House Speaker Brendan Sharkey is leaning on the business community for comprehensive and specific recommendations about how to balance the budget in order to avoid the kind of “bad decisions” that get made when lawmakers are left to their own devices.

Sharkey asked members of the Commission on Economic Competiveness on Thursday for “real time input” as he works with a bipartisan group of lawmakers and Gov. Dannel P. Malloy’s administration to close a $350-370 million mid-year budget shortfall. He would like commission members to be “on call” as advisors throughout negotiations, which are likely to continue until a special session is held in mid-December.

Sharkey said his request is the result of lessons learned after lawmakers produced parts of a revenue package that were “not well thought out” and “fully vetted” in their rush to come up with a balanced budget at the end of the General Assembly’s regular session in June.

That two-year, $40.3 billion budget with nearly $2 billion in tax increases was negotiated behind closed doors by Democrats and narrowly approved by the General Assembly on June 3. After a little more than a week of vociferous opposition from the business community, Malloy announced plans to roll back some of the most objectionable taxes. Budget implementation language passed in special session at the end of June ultimately eliminated an increase in the data processing tax and delaying the unitary reporting requirement until Jan. 1, 2016. Lowering the overall two-year tax increase to about $1.3 billion.

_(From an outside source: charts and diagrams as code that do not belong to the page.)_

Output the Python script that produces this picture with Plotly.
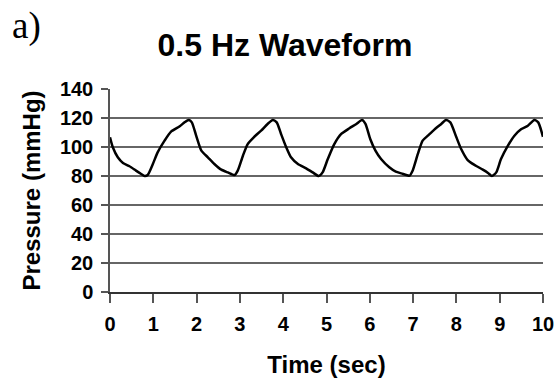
import plotly.graph_objects as go

# Sampled pressure trace (time in seconds, pressure in mmHg)
time_s = [0.00, 0.065, 0.18, 0.30, 0.45, 0.60, 0.72, 0.80, 0.87, 0.99,
          1.10, 1.26, 1.41, 1.61, 1.72, 1.82, 1.89, 1.99, 2.11, 2.26,
          2.41, 2.57, 2.72, 2.88, 2.95, 3.07, 3.18, 3.32, 3.49, 3.64,
          3.76, 3.85, 3.95, 4.07, 4.18, 4.34, 4.53, 4.68, 4.82, 4.91,
          5.03, 5.18, 5.34, 5.53, 5.69, 5.82, 5.90, 6.01, 6.13, 6.26,
          6.45, 6.60, 6.73, 6.92, 6.99, 7.11, 7.22, 7.34, 7.49, 7.65,
          7.76, 7.86, 8.00, 8.11, 8.26, 8.42, 8.61, 8.73, 8.82, 8.92,
          9.03, 9.19, 9.34, 9.50, 9.65, 9.80, 9.89, 10.0]
pressure = [106.7, 99.8, 92.9, 89.0, 86.7, 83.7, 81.4, 80.0, 80.7, 88.3,
            96.3, 104.4, 110.6, 114.3, 117.0, 118.6, 117.0, 107.8, 97.5, 92.9,
            88.3, 84.4, 82.5, 80.7, 83.7, 94.0, 102.0, 106.7, 111.3, 115.9,
            118.6, 117.0, 109.0, 99.8, 92.9, 88.3, 85.3, 82.5, 80.0, 82.5,
            91.7, 102.0, 109.0, 112.9, 115.9, 118.6, 115.9, 105.5, 97.5, 91.7,
            86.0, 83.0, 81.8, 80.2, 83.7, 95.2, 104.4, 107.8, 112.0, 115.9,
            118.6, 117.0, 106.7, 98.6, 91.0, 87.6, 84.4, 82.1, 80.0, 82.5,
            91.7, 100.9, 107.8, 112.4, 114.7, 118.6, 117.0, 107.0]

x_ticks = list(range(0, 11))
y_ticks = list(range(0, 141, 20))

SANS = "Liberation Sans, Arial, sans-serif"

fig = go.Figure()
fig.add_trace(go.Scatter(
    x=time_s, y=pressure, mode="lines",
    line=dict(color="black", width=2.5, shape="spline", smoothing=0.6),
    showlegend=False, hoverinfo="skip",
))

fig.update_layout(
    width=558, height=379,
    margin=dict(l=110, r=15, t=89, b=87),
    paper_bgcolor="white", plot_bgcolor="white",
    title=dict(
        text="0.5 Hz Waveform",
        font=dict(family=SANS, size=32, color="black", weight="bold"),
        x=285 / 558, xanchor="center", xref="container",
        y=1 - 45 / 379, yanchor="middle", yref="container",
    ),
    annotations=[
        dict(text="a)", x=0, y=1, xref="paper", yref="paper",
             xanchor="left", yanchor="top", showarrow=False,
             xshift=-100, yshift=86,
             font=dict(family="Liberation Serif, Times New Roman, serif",
                       size=37, color="black")),
    ],
)

fig.update_xaxes(
    range=[0, 10], tickvals=x_ticks, ticktext=[str(v) for v in x_ticks],
    showgrid=False, zeroline=False, automargin=False,
    showline=True, linecolor="#333333", linewidth=1.5,
    ticks="outside", ticklen=9, tickwidth=1.5, tickcolor="#555555",
    ticklabelstandoff=4,
    tickfont=dict(family=SANS, size=20, color="black", weight="bold"),
    title=dict(text="Time (sec)", standoff=22,
               font=dict(family=SANS, size=24, color="black", weight="bold")),
)
fig.update_yaxes(
    range=[0, 140], tickvals=y_ticks, ticktext=[str(v) for v in y_ticks],
    showgrid=True, gridcolor="#666666", gridwidth=1.5,
    zeroline=False, automargin=False,
    showline=True, linecolor="#555555", linewidth=1.5,
    ticks="outside", ticklen=7, tickwidth=1.5, tickcolor="#555555",
    ticklabelstandoff=4,
    tickfont=dict(family=SANS, size=20, color="black", weight="bold"),
    title=dict(text="Pressure (mmHg)", standoff=12,
               font=dict(family=SANS, size=24, color="black", weight="bold")),
)

fig.write_html("out.html")
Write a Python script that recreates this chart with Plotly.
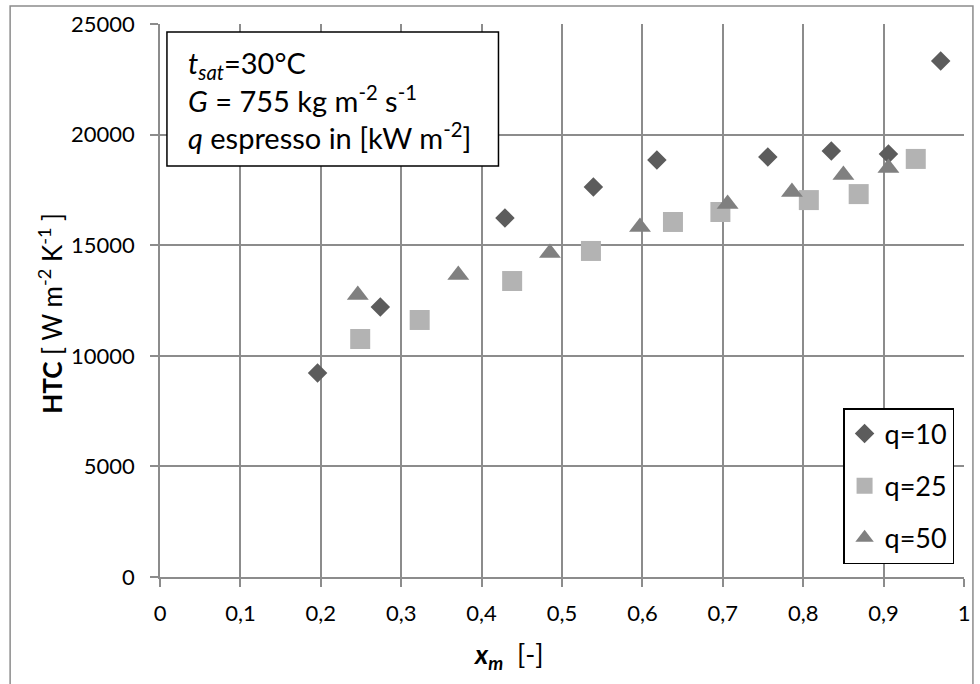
import plotly.graph_objects as go

# ---- data ----
x_q10 = [0.196, 0.274, 0.429, 0.539, 0.618, 0.756, 0.835, 0.906, 0.971]
y_q10 = [9220, 12210, 16230, 17630, 18850, 18990, 19260, 19120, 23330]

x_q25 = [0.249, 0.323, 0.438, 0.536, 0.638, 0.697, 0.807, 0.869, 0.940]
y_q25 = [10760, 11620, 13380, 14740, 16050, 16500, 17040, 17310, 18900]

x_q50 = [0.246, 0.371, 0.485, 0.597, 0.706, 0.786, 0.850, 0.906]
y_q50 = [12750, 13650, 14650, 15820, 16860, 17400, 18170, 18490]

series_names = ["q=10", "q=25", "q=50"]
x_tick_vals = [0, 0.1, 0.2, 0.3, 0.4, 0.5, 0.6, 0.7, 0.8, 0.9, 1]
x_tick_labels = ["0", "0,1", "0,2", "0,3", "0,4", "0,5", "0,6", "0,7", "0,8", "0,9", "1"]
y_tick_vals = [0, 5000, 10000, 15000, 20000, 25000]
y_tick_labels = ["0", "5000", "10000", "15000", "20000", "25000"]

FONT = "Lato, Carlito, Calibri, sans-serif"
GRID = "#8c8c8c"

W, H = 980, 684
L, R, T, B = 160, 10, 24, 107
PW, PH = W - L - R, H - T - B


def px(xp):
    return (xp - L) / PW


def py(yp):
    return (H - B - yp) / PH


fig = go.Figure()
fig.add_trace(go.Scatter(x=x_q10, y=y_q10, mode="markers", name=series_names[0],
                         legendgroup="a",
                         marker=dict(symbol="diamond", size=15, color="#5c5c5c")))
fig.add_trace(go.Scatter(x=x_q25, y=y_q25, mode="markers", name=series_names[1],
                         legendgroup="b",
                         marker=dict(symbol="square", size=20, color="#b3b3b3")))
fig.add_trace(go.Scatter(x=x_q50, y=y_q50, mode="markers", name=series_names[2],
                         legendgroup="c",
                         marker=dict(symbol="triangle-up", size=19, color="#808080")))

fig.update_layout(
    width=W, height=H,
    margin=dict(l=L, r=R, t=T, b=B),
    paper_bgcolor="white", plot_bgcolor="white",
    font=dict(family=FONT, size=22, color="black"),
    separators=",.",
    showlegend=True,
    legend=dict(
        x=px(960), y=py(564), xanchor="right", yanchor="bottom",
        bgcolor="white", bordercolor="black", borderwidth=1.5,
        font=dict(family=FONT, size=27, color="black"),
        tracegroupgap=14, itemwidth=30,
    ),
    xaxis=dict(
        range=[0, 1], tickvals=x_tick_vals, ticktext=x_tick_labels,
        showgrid=True, gridcolor=GRID, gridwidth=1.5,
        showline=True, linecolor=GRID, linewidth=1.5,
        ticks="outside", ticklen=8, tickcolor=GRID, tickwidth=1.5,
        zeroline=False, ticklabelstandoff=8,
        tickfont=dict(family=FONT, size=22, color="black"),
    ),
    yaxis=dict(
        range=[0, 25000], tickvals=y_tick_vals, ticktext=y_tick_labels,
        showgrid=True, gridcolor=GRID, gridwidth=1.5,
        showline=True, linecolor=GRID, linewidth=1.5,
        ticks="outside", ticklen=8, tickcolor=GRID, tickwidth=1.5,
        zeroline=False, ticklabelstandoff=11,
        tickfont=dict(family=FONT, size=22, color="black"),
    ),
)

# outer chart border
fig.add_shape(type="rect", xref="paper", yref="paper",
              x0=px(9), x1=px(979), y0=py(720), y1=py(6),
              line=dict(color="#8c8c8c", width=1.5), fillcolor="rgba(0,0,0,0)",
              layer="above")

# info box
fig.add_shape(type="rect", xref="paper", yref="paper",
              x0=px(167), x1=px(501), y0=py(166), y1=py(32),
              line=dict(color="black", width=1.5), fillcolor="white",
              layer="above")
fig.add_annotation(
    xref="paper", yref="paper", x=px(186), y=py(100), xanchor="left", yanchor="middle",
    align="left", showarrow=False,
    text=("<i>t</i><sub><i>sat</i></sub>=30°C<br>"
          "<i>G</i> = 755 kg m<sup>-2</sup> s<sup>-1</sup><br>"
          "<i>q</i> espresso in [kW m<sup>-2</sup>]"),
    font=dict(family=FONT, size=29, color="black"),
)

# axis titles
fig.add_annotation(
    xref="paper", yref="paper", x=px(49), y=py(313), textangle=-90,
    showarrow=False, xanchor="center", yanchor="middle",
    text="<b>HTC</b> [ W m<sup>-2</sup> K<sup>-1</sup> ]",
    font=dict(family=FONT, size=26, color="black"),
)
fig.add_annotation(
    xref="paper", yref="paper", x=px(511), y=py(655),
    showarrow=False, xanchor="center", yanchor="middle",
    text="<b><i>x<sub>m</sub></i></b>  [-]",
    font=dict(family=FONT, size=27, color="black"),
)

fig.write_html("out.html")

“When we were putting the budget together at the beginning of June, decisions were being made in a context that oftentimes happens in this building where legislative leaders and the administration are trying to complete the budget and get to a number that puts us in balance,” Sharkey said. “Oftentimes, that is not a process that is conducive to a) transparency but b) good decision making.”

The extent of the fallout from that decision-making is still unclear as the state waits to see what is going to happen with General Electric, which is headquartered in Fairfield but has expressed interest in leaving the state. The company formed a relocation committee to look at its options after learning in June exactly what was in the initial revenue package.

Sharkey said the commission sitting before him on Thursday is an acknowledgement that “we took a giant step backward, to be frank, in June with the budget that we produced and I want to avoid that mistake from happening again.”

The 13-person commission was created by statute this year in the same special session during which lawmakers revised the revenue package businesses said was so harmful to the state’s economic competitiveness.

The committee is co-chaired by state Rep. William Tong, D-Stamford, and Joe McGee, vice president of public policy and programs at The Business Council of Fairfield County. It includes members representing state, business, labor and academic interests. 

The group is tasked with examining how Connecticut’s policies, including those pertaining to taxes and regulations, impact businesses in the state.

Connecticut Business & Industry Association President and CEO Joe Brennan, a member of the commission, thanked Sharkey for creating the group and reaching out for their advice.

“I think it’s important to note it’s not a commission on business competitiveness but a commission on economic competitiveness, because that shows that it goes hopefully to the benefit of everybody in the state: not just the business community but employees of companies, those who rely on state benefits for their existence, (and) so many of the other investments the state needs to make,” Brennan said.

The business advocate called for “dispassionate discussion” not only on tax policy, but on far-reaching issues like transportation and energy.

Sharkey agreed with the need for that kind of dispassionate viewpoint so that decisions are based on a comprehensive, thoughtful approach instead of “who’s screaming the loudest.”